Last September, at the ‘Global Economic Forum’ held in Farmleigh, former Intel chief executive and chairman Craig Barrett created something of a stir when he suggested that Ireland was under-performing in both education and research and development, and that these failings needed to be corrected if the country was to pull itself out of recession. I wasn’t at the Forum (hey, I wasn’t invited), but I gather from some who were there that Barrett electrified the proceedings and set the tone for a significant debate.
Yesterday evening I was able, along with a few hundred others, to hear him develop his theme a little more at a public lecture organised by the Royal Irish Academy. It was a fascinating talk given by someone with an external perspective but with significant inside knowledge of Ireland.
In his lecture, he set out what he described as some ‘observations’ on current global conditions, followed by a list of things that Ireland needs to get right, and finally by a list of proposals or recommendations for the country.
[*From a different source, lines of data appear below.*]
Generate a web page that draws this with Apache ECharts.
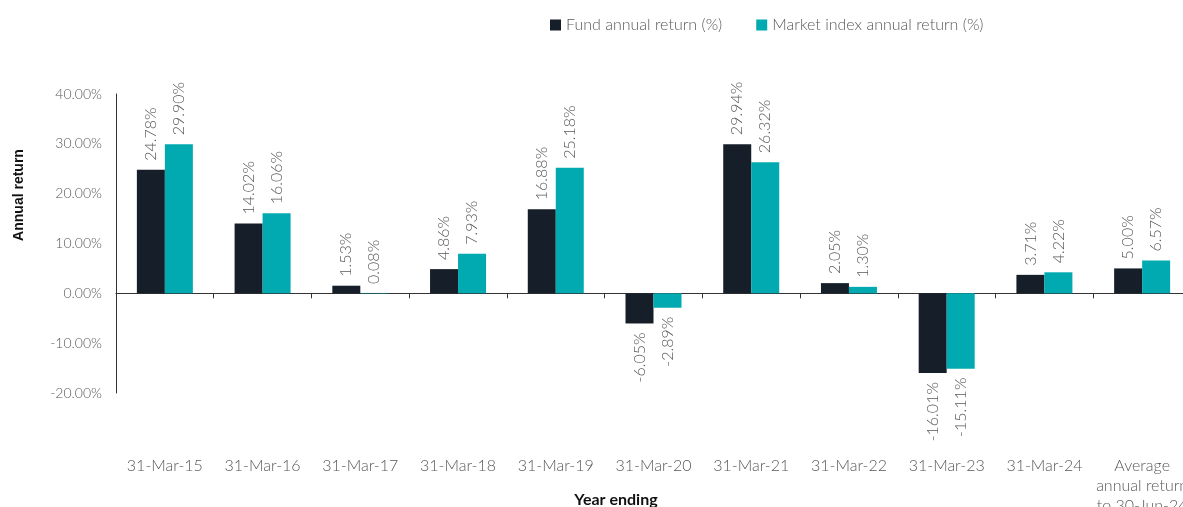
<!DOCTYPE html>
<html>
<head>
<meta charset="utf-8">
<script src="https://cdn.jsdelivr.net/npm/echarts@6/dist/echarts.min.js"></script>
<style>
  html, body { margin: 0; padding: 0; background: #fff; }
  #chart { width: 1183px; height: 507px; }
</style>
</head>
<body>
<div id="chart"></div>
<script>
const categories = ["31-Mar-15", "31-Mar-16", "31-Mar-17", "31-Mar-18", "31-Mar-19",
    "31-Mar-20", "31-Mar-21", "31-Mar-22", "31-Mar-23", "31-Mar-24",
    "Average\nannual return\nto 30-Jun-24"];
const fundReturns = [24.78, 14.02, 1.53, 4.86, 16.88, -6.05, 29.94, 2.05, -16.01, 3.71, 5.00];
const marketReturns = [29.90, 16.06, 0.08, 7.93, 25.18, -2.89, 26.32, 1.30, -15.11, 4.22, 6.57];
const seriesNames = ["Fund annual return (%)", "Market index annual return (%)"];
const colors = ["#161f29", "#00aab0"];

const font = "Lato, 'Noto Sans', sans-serif";
const grey = "#595959";

function toItems(values) {
    return values.map(v => ({
        value: v,
        label: { align: v < 0 ? "right" : "left" }
    }))
}

function makeSeries(name, values, color) {
    return {
        name: name,
        type: "bar",
        xAxisIndex: 0,
        data: toItems(values),
        barWidth: 28,
        barGap: "0%",
        itemStyle: { color: color },
        label: {
            show: true,
            position: "outside",
            rotate: 90,
            verticalAlign: "middle",
            distance: 9,
            color: grey,
            fontFamily: font,
            fontSize: 16,
            fontWeight: 300,
            formatter: p => p.value.toFixed(2) + "%"
        }
    }
}

let chart = echarts.init(document.getElementById("chart"));

let option = {
    animation: false,
    color: colors,
    legend: {
        top: 12,
        left: 545,
        itemWidth: 11,
        itemHeight: 11,
        itemGap: 34,
        icon: "rect",
        textStyle: { color: grey, fontFamily: font, fontSize: 16, fontWeight: 300 },
        data: seriesNames
    },
    grid: {
        left: 116, top: 94, width: 1075, height: 299,
        containLabel: false, outerBoundsMode: "none"
    },
    xAxis: [
        {
            // zero line with ticks between categories
            type: "category",
            data: categories,
            axisLine: { onZero: true, lineStyle: { color: "#333", width: 1 } },
            axisTick: { show: true, length: 5, lineStyle: { color: "#333" } },
            axisLabel: { show: false }
        },
        {
            // category labels sit along the bottom of the plot
            type: "category",
            data: categories,
            position: "bottom",
            axisLine: { show: false, onZero: false },
            axisTick: { show: false },
            axisLabel: {
                interval: 0,
                margin: 63,
                color: grey,
                fontFamily: font,
                fontSize: 16,
                fontWeight: 300,
                lineHeight: 20,
                align: "center"
            }
        }
    ],
    yAxis: {
        type: "value",
        min: -20,
        max: 40,
        interval: 10,
        splitLine: { show: false },
        axisLine: { show: true, lineStyle: { color: "#333", width: 1 } },
        axisTick: { show: false },
        axisLabel: {
            margin: 14,
            color: grey,
            fontFamily: font,
            fontSize: 14,
            fontWeight: 300,
            formatter: v => v.toFixed(2) + "%"
        }
    },
    graphic: [
        {
            type: "text",
            x: 19,
            y: 195,
            rotation: Math.PI / 2,
            style: {
                text: "Annual return",
                fill: "#111",
                font: "bold 14px 'Liberation Sans', Arial, sans-serif",
                align: "center",
                verticalAlign: "middle"
            }
        },
        {
            type: "text",
            x: 616,
            y: 500,
            style: {
                text: "Year ending",
                fill: "#111",
                font: "bold 16px " + font,
                align: "center",
                verticalAlign: "middle"
            }
        }
    ],
    series: [
        makeSeries(seriesNames[0], fundReturns, colors[0]),
        makeSeries(seriesNames[1], marketReturns, colors[1])
    ]
};

chart.setOption(option);
</script>
</body>
</html>
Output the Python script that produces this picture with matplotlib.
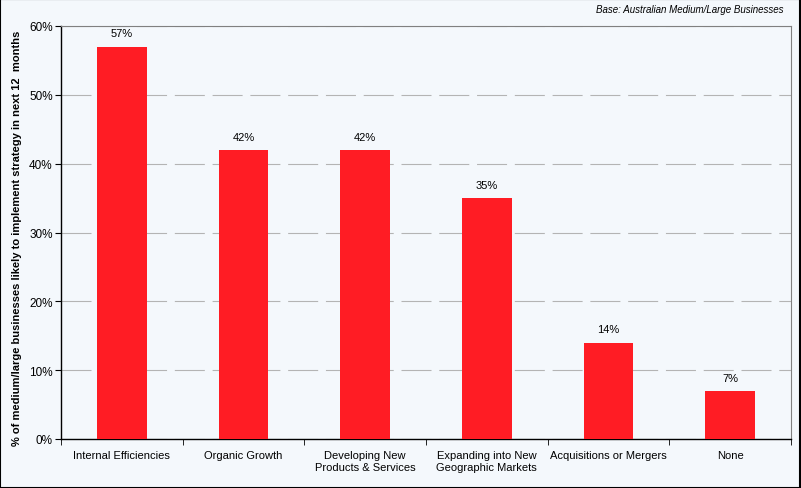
import matplotlib.pyplot as plt
import numpy as np

categories = ['Internal Efficiencies', 'Organic Growth', 'Developing New\nProducts & Services',
              'Expanding into New\nGeographic Markets', 'Acquisitions or Mergers', 'None']
values = [57, 42, 42, 35, 14, 7]

plt.rcParams['font.family'] = ['Liberation Sans', 'DejaVu Sans']
plt.rcParams['font.size'] = 8

bg = '#F4F8FC'
fig = plt.figure(figsize=(8.01, 4.89), dpi=100, facecolor=bg)
ax = fig.add_axes([61 / 801, 1 - 440 / 489, 730 / 801, 413 / 489])
ax.set_facecolor(bg)

ind = np.arange(len(categories))
bars = ax.bar(ind, values, 0.41, color='#FF1C24', zorder=3)
for x, v in zip(ind, values):
    ax.text(x, v + 1.2, '%d%%' % v, ha='center', va='bottom', fontsize=8)

ax.set_xlim(-0.5, len(categories) - 0.5)
ax.set_ylim(0, 60)
ax.set_yticks(np.arange(0, 61, 10))
ax.set_yticklabels(['%d%%' % t for t in range(0, 61, 10)], fontsize=8.5)
ax.set_xticks(ind)
ax.set_xticklabels(categories)
ax.set_xticks(np.arange(-0.5, len(categories), 1), minor=True)
ax.tick_params(axis='x', which='major', length=0, pad=8)
ax.tick_params(axis='x', which='minor', length=4, direction='out')
ax.tick_params(axis='y', length=4, direction='out', pad=2)
ax.yaxis.grid(True, color='#B4B4B4', linestyle=(0, (27, 7)), linewidth=0.8, zorder=0)
ax.set_axisbelow(True)

for s in ['top', 'right']:
    ax.spines[s].set_color('#808080')
    ax.spines[s].set_linewidth(0.8)
for s in ['left', 'bottom']:
    ax.spines[s].set_color('black')
    ax.spines[s].set_linewidth(1)

ax.set_ylabel('% of medium/large businesses likely to implement strategy in next 12  months',
              fontsize=8, fontweight='bold')
ax.yaxis.set_label_coords(-0.0534, 0.489)
fig.text(784 / 801, 1 - 10 / 489, 'Base: Australian Medium/Large Businesses',
         ha='right', va='center', style='italic', fontsize=7)

fig.patches.append(plt.Rectangle((0.0006, 0.001), 0.998, 0.998, transform=fig.transFigure,
                                 fill=False, edgecolor='black', linewidth=1.5))

fig.savefig('out.png', dpi=100, facecolor=bg)
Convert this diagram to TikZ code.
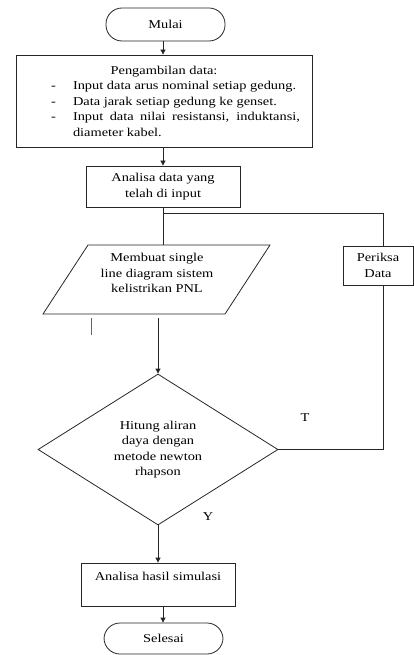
\documentclass[tikz,border=0pt]{standalone}
\usepackage{fontspec}
\setmainfont{Liberation Serif}[FakeStretch=1.2]
\usetikzlibrary{arrows.meta,shapes.geometric}
\begin{document}
\begin{tikzpicture}[x=1pt,y=-1pt,
  every node/.style={font=\fontsize{12}{15.5}\selectfont, text=black},
  line/.style={draw=black!85, line width=0.8pt},
  arr/.style={line, -{Triangle[length=5pt,width=5pt]}},
  terminal/.style={line, rectangle, rounded corners=16pt, minimum width=119pt},
  proc/.style={line, rectangle, align=center},
  lbl/.style={inner sep=0pt}]
\useasboundingbox (0,0) rectangle (414,655);

\node[terminal, minimum height=33pt] (mulai) at (165.5,24.5) {Mulai};

\node[line, rectangle, text width=296pt, align=justify, inner xsep=0pt, minimum height=92pt] (peng) at (164,101) {%
{\centering Pengambilan data:\par}
\hyphenpenalty=10000
\begin{list}{-}{\setlength\leftmargin{57pt}\setlength\rightmargin{12pt}%
\setlength\labelsep{17pt}\setlength\labelwidth{40pt}\setlength\itemsep{0pt}%
\setlength\parsep{0pt}\setlength\topsep{0pt}\setlength\partopsep{0pt}}
\item Input data arus nominal setiap gedung.
\item Data jarak setiap gedung ke genset.
\item Input data nilai resistansi, induktansi, diameter kabel.
\end{list}};

\node[proc, minimum width=154pt, minimum height=41pt] (ana) at (163,186.5) {Analisa data yang\\telah di input};

\coordinate (p1) at (88,245);
\coordinate (p2) at (270,245);
\coordinate (p3) at (225,314);
\coordinate (p4) at (43,314);
\draw[line] (p1) -- (p2) -- (p3) -- (p4) -- cycle;
\node[align=center] (par) at (157,273) {Membuat single\\line diagram sistem\\kelistrikan PNL};

\node[proc, minimum width=70pt, minimum height=39pt] (per) at (378,265.5) {Periksa\\Data};

\node[line, diamond, aspect=1.59, inner sep=0pt, minimum width=240pt, minimum height=151pt, align=center] (dia) at (158,449.5) {Hitung aliran\\daya dengan\\metode newton\\rhapson};

\node[lbl] (t) at (305,418) {T};
\node[lbl] (y) at (208,517) {Y};

\node[proc, minimum width=154pt, minimum height=43pt] (has) at (158,584.5) {Analisa hasil simulasi\\\mbox{}};

\node[terminal, minimum height=31pt] (sel) at (163.5,638.5) {Selesai};

\draw[arr] ([xshift=-2.5pt]mulai.south) -- ([xshift=-2.5pt]mulai.south |- peng.north);
\draw[arr] (peng.south -| ana.north) -- (ana.north);
\draw[line] (ana.south) -- (ana.south |- p1);
\coordinate (j) at (163,213);
\draw[line] (j) -| ([xshift=5pt]per.north);
\draw[arr] ([yshift=-4pt]dia.north |- p4) -- (dia.north);
\draw[line] (dia.east) -| ([xshift=5pt]per.south);
\draw[arr] (dia.south) -- (has.north);
\draw[arr] ([xshift=5pt]has.south) -- ([xshift=5pt]has.south |- sel.north);
\coordinate (s1) at (91,318);
\coordinate (s2) at (91,335);
\draw[line, draw=black!60] (s1) -- (s2);
\end{tikzpicture}
\end{document}
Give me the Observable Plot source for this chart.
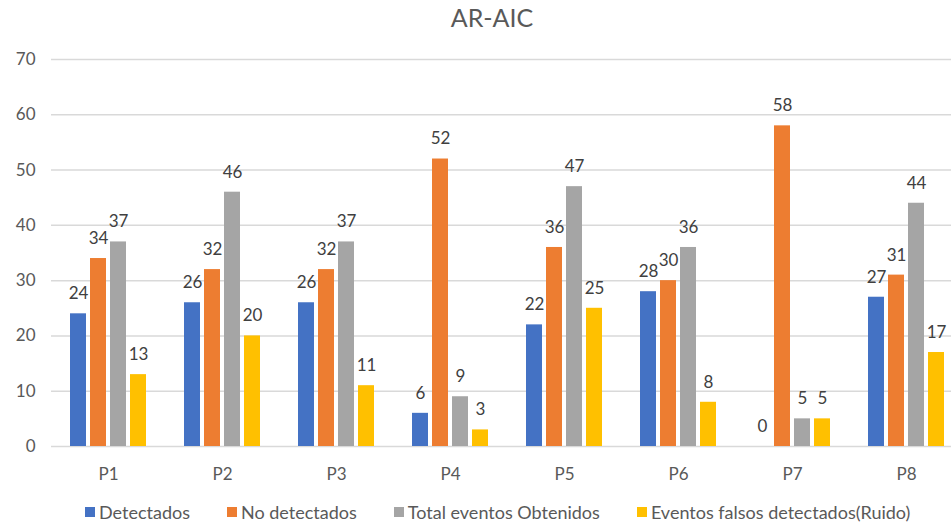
<!DOCTYPE html>
<html>
<head>
<meta charset="utf-8">
<script src="https://cdn.jsdelivr.net/npm/d3@7"></script>
<script src="https://cdn.jsdelivr.net/npm/@observablehq/plot@0.6"></script>
<style>
  body { margin: 0; background: #fff; font-family: Lato, "Open Sans", sans-serif; }
  #wrap { width: 951px; height: 527px; overflow: hidden; position: relative; }
  #title { height: 45px; line-height: 34px; font-size: 25px; color: #595959; text-align: center; padding-left: 33px; box-sizing: border-box; }
  #legend { height: 46px; display: flex; align-items: center; padding-left: 85px; gap: 37px; font-size: 18px; color: #595959; white-space: nowrap; margin-top: -1px; }
  .item { display: flex; align-items: center; gap: 4px; }
  .sw { width: 10px; height: 10px; display: inline-block; }
  svg { display: block; }
</style>
</head>
<body>
<div id="wrap">
  <div id="title">AR-AIC</div>
  <div id="chart"></div>
  <div id="legend"></div>
</div>
<script>
const categories = ["P1", "P2", "P3", "P4", "P5", "P6", "P7", "P8"];
const seriesNames = ["Detectados", "No detectados", "Total eventos Obtenidos", "Eventos falsos detectados(Ruido)"];
const detectados = [24, 26, 26, 6, 22, 28, 0, 27];
const noDetectados = [34, 32, 32, 52, 36, 30, 58, 31];
const totalObtenidos = [37, 46, 37, 9, 47, 36, 5, 44];
const falsosRuido = [13, 20, 11, 3, 25, 8, 5, 17];
const yTicks = [0, 10, 20, 30, 40, 50, 60, 70];
const colors = ["#4472C4", "#ED7D31", "#A5A5A5", "#FFC000"];

const seriesValues = [detectados, noDetectados, totalObtenidos, falsosRuido];
const data = [];
categories.forEach((c, i) => {
  seriesNames.forEach((s, j) => {
    data.push({cat: c, series: s, value: seriesValues[j][i]});
  });
});

const chart = Plot.plot({
  width: 951,
  height: 445,
  marginLeft: 49,
  marginRight: -14,
  marginTop: 14,
  marginBottom: 44,
  style: {fontFamily: "Lato, sans-serif", fontSize: "17px", color: "#595959", background: "white"},
  fx: {domain: categories, padding: 0, label: null, tickSize: 0, tickPadding: 21},
  x: {domain: seriesNames, paddingInner: 0.2, paddingOuter: 0.867, axis: null},
  y: {domain: [0, 70], ticks: yTicks, tickSize: 0, tickPadding: 16, label: null, tickFormat: d => String(d)},
  color: {domain: seriesNames, range: colors},
  marks: [
    Plot.ruleY(yTicks, {stroke: "#d9d9d9", strokeWidth: 1.5}),
    Plot.barY(data, {fx: "cat", x: "series", y: "value", fill: "series"}),
    Plot.text(data, {fx: "cat", x: "series", y: "value", text: d => String(d.value), dy: -20, fill: "#404040", fontSize: 17})
  ]
});
document.getElementById("chart").appendChild(chart);

const legend = document.getElementById("legend");
seriesNames.forEach((s, j) => {
  const item = document.createElement("div");
  item.className = "item";
  const sw = document.createElement("span");
  sw.className = "sw";
  sw.style.background = colors[j];
  const t = document.createElement("span");
  t.textContent = s;
  item.appendChild(sw);
  item.appendChild(t);
  legend.appendChild(item);
});
</script>
</body>
</html>
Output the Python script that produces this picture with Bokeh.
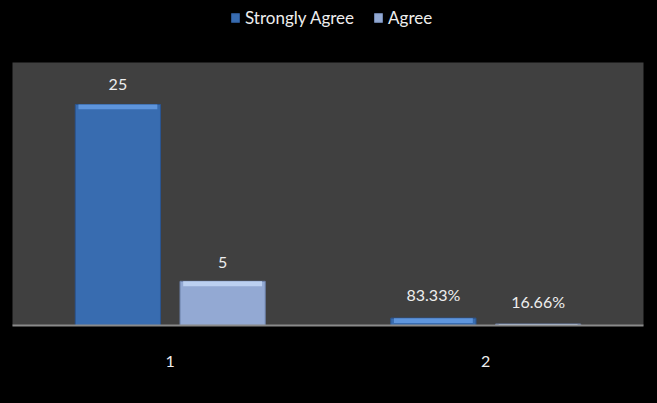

His observations were as follows:
• Levels of income in any country are closely connected with the educational attainments of the population.
• Levels of productivity – which are vital for future growth – are closely linked to the successful harnessing of new technology .
• It is possible to identify the significant technologies of the future: nanotechnology, nano- and micro-electronics, photonics, biotechnology, new materials and alternative energy.
• Future economic growth will depend critically on entrepreneurship and successful start-ups.
From this he developed his list of national needs:
• A national education system that compares well with the best in the world and is based on excellence. He pointed out that Ireland’s education system has inadequate public investment and performs poorly in vital subjects such as mathematics and science.
• A system of higher education and research that promotes and values basic research, that encourages spin-outs from that research, and that allows universities to be ‘wealth creation centres’. Currently, he believes, Ireland’s universities lack proper expertise in relation to these goals, and their global standing is not as good as it could be.
• The right environment, particularly as regards taxation, IT infrastructure, and a culture that values risk-taking.
Then he presented 10 recommendations for Ireland:
(1) Our goal should be that Ireland’s education system becomes number 1 globally in all subjects, taking account in particular of our current failings in mathematics and science.
(2) We need to have excellent teachers who are truly experts in the subjects they teach. The teaching profession should be rewarded on the basis of performance, not seniority.
(3) Our education system should emphasise 21st century skills such as problem solving and interdisciplinarity, and should rely less on rote learning.
(4) More students need to study mathematics and science at third level, and we should reform the CAO points system in order to ‘bias the system towards the results we need’.
(5) Ireland’s universities need to focus more on delivering start-ups, following the example of Stanford or MIT.
(6) Ireland needs to implement the Lisbon target of investing 3 per cent of GDP in research and development; right now we are only managing about half of that.
(7) We need to ‘grow the economy from within’, as foreign direct investment is unlikely to go back to previous levels. Future growth must come from indigenous start-ups and from entrepreneurship, and we need to have a framework that encourages and facilitates this.
(8) Ireland needs to focus – we cannot do everything, so we need to prioritise those areas in which we can add value and lead.
(9) We need to achieve a dramatic improvement in our IT infrastructure.
(10) Ireland needs to want to compete with the world and to base its economic and business systems on that ambition.
This, it seems to me, represents a good basis for a new national strategy.